The tent at the edge of everything
That same humility is what drove Moses to pitch the Ohel Moed, the Tent of Meeting, outside the camp in the first place. He could not stomach being near people he was angry with. So he walked his sanctuary past the last row of cooking fires and set it where the desert started.
And then, Ginzberg says, the traffic began.
The Seraphim came, the fiery ones from Isaiah's vision. The sun came. The moon came. The stars came. The whole heavenly court treated the tent as the address where one filed an audience request with the Creator. Celestial beings lined up beside the canvas flap the way petitioners line up at a courthouse.
Moses had built the most exclusive room in creation, and he had built it on the wrong side of his own people.
God arguing with his prophet
God was not pleased. The midrash gives us something rare. A divine conversation that reads like an argument between two old partners.
"What will become of these poor people if we are both angry with them?" God asks. Go back. Be with them. And when Moses hesitates, God lands a quiet threat. "If you will not, remember Joshua is there, ready to step up."
Moses pushes back. "It is for Your sake that I am angry." An old, careful loyalty disguised as fury. God answers like a parent who has heard it before. "I know. But I cannot abandon them." Then comes the offer. God will send an angel ahead to lead them through the wilderness.
Moses refuses.
This is the strangest beat in the whole story.
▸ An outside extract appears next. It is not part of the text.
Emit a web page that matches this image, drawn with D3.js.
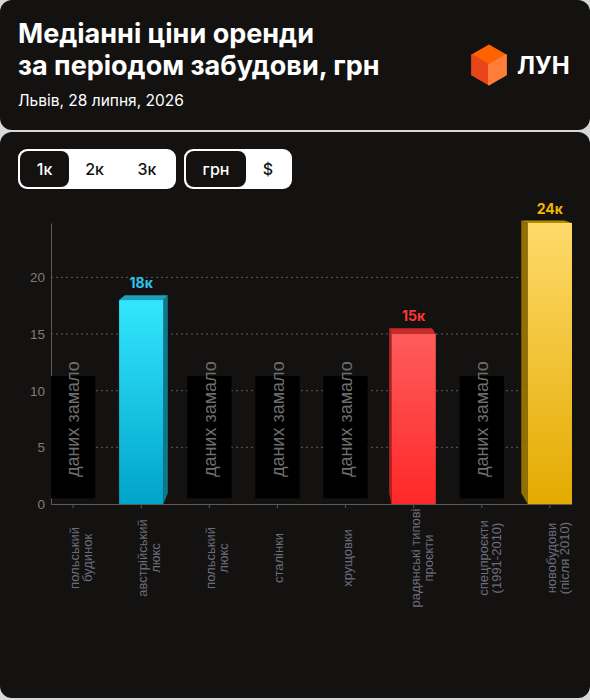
<!DOCTYPE html>
<html>
<head>
<meta charset="utf-8">
<script src="https://cdn.jsdelivr.net/npm/d3@7/dist/d3.min.js"></script>
<style>
  body { margin: 0; background: #ffffff; }
  svg { display: block; }
</style>
</head>
<body>
<div id="chart"></div>
<script>
const categories = ["польський будинок", "австрійський люкс", "польський люкс", "сталінки",
    "хрущовки", "радянські типові проєкти", "спецпроєкти (1991-2010)", "новобудови (після 2010)"];
const categoryLines = [["польський", "будинок"], ["австрійський", "люкс"], ["польський", "люкс"], ["сталінки"],
    ["хрущовки"], ["радянські типові", "проєкти"], ["спецпроєкти", "(1991-2010)"], ["новобудови", "(після 2010)"]];
const values = [null, 18, null, null, null, 15, null, 24.8];
const valueLabels = [null, "18к", null, null, null, "15к", null, "24к"];
const yTicks = [0, 5, 10, 15, 20];
const periodOptions = ["1к", "2к", "3к"];
const currencyOptions = ["грн", "$"];
const noDataText = "даних замало";
const noDataBox = [0.5, 11.3];   // value range covered by the placeholder box
const titleLines = ["Медіанні ціни оренди", "за періодом забудови, грн"];
const subtitle = "Львів, 28 липня, 2026";

const w = 590;
const h = 700;
const bg = "#131211";
const sans = "Inter, 'Noto Sans', sans-serif";
const arial = "'Liberation Sans', Arial, sans-serif";

// front gradient top/bottom, top face, side face, label colour
const barStyles = {
    1: { top: "#33e6ff", bottom: "#00a4c8", cap: "#1aa3ba", side: "#10788a", label: "#29c6e8" },
    5: { top: "#ff5c5c", bottom: "#ff2828", cap: "#c62a2a", side: "#b32020", label: "#ff3434" },
    7: { top: "#ffda6a", bottom: "#e3aa00", cap: "#b08b00", side: "#8f7000", label: "#f2b600" }
};

const svg = d3.select('#chart')
    .append('svg')
    .attr('width', w)
    .attr('height', h)

// cards
svg.append('rect').attr('x', 0).attr('y', 0).attr('width', w).attr('height', h).attr('fill', '#d8d8d8')
svg.append('rect').attr('x', 0).attr('y', 0).attr('width', w).attr('height', 130).attr('rx', 12).attr('fill', bg)
svg.append('rect').attr('x', 0).attr('y', 132).attr('width', w).attr('height', 566).attr('rx', 12).attr('fill', bg)

// header
svg.append('text')
    .attr('x', 18).attr('y', 43)
    .attr('fill', '#fff')
    .style('font-family', sans).style('font-weight', 700).style('font-size', '27px')
    .selectAll('tspan')
    .data(titleLines)
    .enter()
    .append('tspan')
    .attr('x', 18)
    .attr('dy', (d, i) => i === 0 ? 0 : 32)
    .text(d => d)

svg.append('text')
    .attr('x', 18).attr('y', 106)
    .attr('fill', '#fff')
    .style('font-family', sans).style('font-size', '15.5px')
    .text(subtitle)

// logo cube
const cx = 489, cy = 65, s = 19.5;
const c30 = Math.cos(Math.PI / 6) * s;
const logo = svg.append('g').attr('stroke-linejoin', 'round')
logo.append('polygon')
    .attr('points', [[cx, cy - s], [cx + c30, cy - s / 2], [cx, cy], [cx - c30, cy - s / 2]].join(' '))
    .attr('fill', '#ff6200').attr('stroke', '#ff6200').attr('stroke-width', 2)
logo.append('polygon')
    .attr('points', [[cx - c30, cy - s / 2], [cx, cy], [cx, cy + s], [cx - c30, cy + s / 2]].join(' '))
    .attr('fill', '#e8461a').attr('stroke', '#e8461a').attr('stroke-width', 2)
logo.append('polygon')
    .attr('points', [[cx + c30, cy - s / 2], [cx, cy], [cx, cy + s], [cx + c30, cy + s / 2]].join(' '))
    .attr('fill', '#ff7d3a').attr('stroke', '#ff7d3a').attr('stroke-width', 2)
svg.append('text')
    .attr('x', 517).attr('y', 74)
    .attr('fill', '#fff')
    .style('font-family', sans).style('font-weight', 700).style('font-size', '24px')
    .text('ЛУН')

// toggles
const makeToggle = (opts, x0, widths, selected) => {
    const g = svg.append('g')
    const total = d3.sum(widths) + 4
    g.append('rect').attr('x', x0).attr('y', 149).attr('width', total).attr('height', 40).attr('rx', 9).attr('fill', '#fff')
    let x = x0 + 2
    opts.forEach((o, i) => {
        if (i === selected) {
            g.append('rect').attr('x', x).attr('y', 151).attr('width', widths[i]).attr('height', 36).attr('rx', 8).attr('fill', bg)
        }
        g.append('text')
            .attr('x', x + widths[i] / 2).attr('y', 175)
            .attr('text-anchor', 'middle')
            .attr('fill', i === selected ? '#fff' : '#111')
            .style('font-family', sans).style('font-weight', 500).style('font-size', '16px')
            .text(o)
        x += widths[i]
    })
}
makeToggle(periodOptions, 18, [49, 51, 54], 0)
makeToggle(currencyOptions, 184, [60, 44], 0)

// chart
const plotL = 51, plotR = 572, plotT = 223, plotB = 504;

const xScale = d3.scaleBand()
    .domain(categories)
    .range([plotL, plotR])
    .paddingInner(0.35)
    .paddingOuter(0)

const yScale = d3.scaleLinear()
    .domain([0, d3.max(values)])
    .range([plotB, plotT])

// grid
svg.append('g')
    .selectAll('line')
    .data(yTicks.filter(d => d > 0))
    .enter()
    .append('line')
    .attr('x1', plotL).attr('x2', plotR)
    .attr('y1', d => yScale(d)).attr('y2', d => yScale(d))
    .attr('stroke', '#5c5c5c')
    .attr('stroke-dasharray', '2,3')

// y axis
const yAxis = d3.axisLeft(yScale).tickValues(yTicks).tickSize(0).tickPadding(6)
const yG = svg.append('g')
    .attr('transform', 'translate(' + plotL + ',0)')
    .call(yAxis)
yG.select('.domain').attr('stroke', '#5a5a5a')
yG.selectAll('text').attr('fill', '#7e7e7e').style('font-family', arial).style('font-size', '13.5px')

// x axis
const xAxis = d3.axisBottom(xScale).tickSize(4).tickFormat('')
const xG = svg.append('g')
    .attr('transform', 'translate(0,' + plotB + ')')
    .call(xAxis)
xG.select('.domain').attr('stroke', '#5a5a5a').attr('d', 'M' + plotL + ',0.5H' + plotR)
xG.selectAll('.tick line').attr('stroke', '#5a5a5a')

// x labels
svg.append('g')
    .selectAll('text')
    .data(categories)
    .enter()
    .append('text')
    .attr('transform', d => 'translate(' + (xScale(d) + xScale.bandwidth() / 2) + ',558) rotate(-90)')
    .attr('text-anchor', 'middle')
    .attr('fill', '#6c6c7c')
    .style('font-family', arial).style('font-size', '13px')
    .each(function (d, i) {
        d3.select(this).selectAll('tspan')
            .data(categoryLines[i])
            .enter()
            .append('tspan')
            .attr('x', 0)
            .attr('y', (l, j) => 6 + j * 13)
            .text(l => l)
    })

// gradients
const defs = svg.append('defs')
Object.keys(barStyles).forEach(k => {
    const grad = defs.append('linearGradient').attr('id', 'g' + k).attr('x1', 0).attr('y1', 0).attr('x2', 0).attr('y2', 1)
    grad.append('stop').attr('offset', '0%').attr('stop-color', barStyles[k].top)
    grad.append('stop').attr('offset', '100%').attr('stop-color', barStyles[k].bottom)
})

// placeholders for missing data
const bw = xScale.bandwidth()
const missing = categories.filter((c, i) => values[i] === null)
const ph = svg.append('g')
ph.selectAll('rect')
    .data(missing)
    .enter()
    .append('rect')
    .attr('x', d => xScale(d))
    .attr('y', yScale(noDataBox[1]))
    .attr('width', bw)
    .attr('height', yScale(noDataBox[0]) - yScale(noDataBox[1]))
    .attr('fill', '#000')
ph.selectAll('text')
    .data(missing)
    .enter()
    .append('text')
    .attr('transform', d => 'translate(' + (xScale(d) + bw / 2) + ',' + ((yScale(noDataBox[0]) + yScale(noDataBox[1])) / 2 - 18) + ') rotate(-90)')
    .attr('text-anchor', 'middle')
    .attr('dy', '0.35em')
    .attr('fill', '#6e6e6e')
    .style('font-family', arial).style('font-size', '18px')
    .text(noDataText)

// 3d bars, receding toward a point above the middle of the plot
const vp = [(plotL + plotR) / 2, 140];
const depth = 0.03;
const toward = (p) => [p[0] + (vp[0] - p[0]) * depth, p[1] + (vp[1] - p[1]) * depth];

const barData = values.map((v, i) => ({ v, i, c: categories[i] })).filter(d => d.v !== null)
const bars = svg.append('g')
    .selectAll('g')
    .data(barData)
    .enter()
    .append('g')

bars.each(function (d) {
    const g = d3.select(this)
    const st = barStyles[d.i]
    const x0 = xScale(d.c), x1 = x0 + bw
    const yt = yScale(d.v), yb = yScale(0)
    const sideX = (x0 + x1) / 2 < vp[0] ? x1 : x0
    const a = toward([sideX, yt]), b = toward([sideX, yb])
    g.append('polygon')
        .attr('points', [[sideX, yt], a, b, [sideX, yb]].join(' '))
        .attr('fill', st.side)
    const t0 = toward([x0, yt]), t1 = toward([x1, yt])
    g.append('polygon')
        .attr('points', [[x0, yt], t0, t1, [x1, yt]].join(' '))
        .attr('fill', st.cap)
    g.append('rect')
        .attr('x', x0).attr('y', yt)
        .attr('width', bw).attr('height', yb - yt)
        .attr('fill', 'url(#g' + d.i + ')')
    g.append('text')
        .attr('x', (x0 + x1) / 2)
        .attr('y', Math.min(t0[1], t1[1]) - 7)
        .attr('text-anchor', 'middle')
        .attr('fill', st.label)
        .style('font-family', sans).style('font-weight', 700).style('font-size', '14px')
        .text(valueLabels[d.i])
})
</script>
</body>
</html>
The humblest man on earth, who needs heavenly tutoring to count days and identify a moth from a locust, draws a hard line. He will not accept an angel as escort. He demands God in person. The same Moses who could not look at the burning bush insists, here, that nothing less than direct presence will do.
Why an angel is not enough
The legends never quite explain it. They let the refusal sit. But the shape of it is hard to miss. Moses had spent enough time at the edge of the camp to watch what happens when intermediaries do the work. Seraphim came and went. Stars filed in and out. Calendars and oils and menorahs all had to be downloaded through angelic relays. The result was a tent so crowded with mediators that God had to ask Moses to please come home.
Moses wanted the people to have what he had. Not an angel ahead of the column. Not a system. Not a delegation. A presence. He had learned, the hard way, that humility is not the same as accepting a smaller portion of God. It is knowing exactly how much God you actually need, and refusing to bargain down.
What the angels did not surpass
Ginzberg says the angels outranked Moses in meekness. That is the only place they ranked higher. They could sing one note and vanish. They could carry messages. They could line up at the Tent of Meeting like the rest of creation. What they could not do was argue with God on behalf of a frightened, ungrateful, half-formed people, and win.
The humblest mortal on earth pitched his tent outside the camp, watched the cosmos crowd in to see God, and then refused the cosmos as a substitute. He walked back to his people, the calendar in his hand, the new moon still half-learned, and waited for a presence the seraphim themselves had been chasing.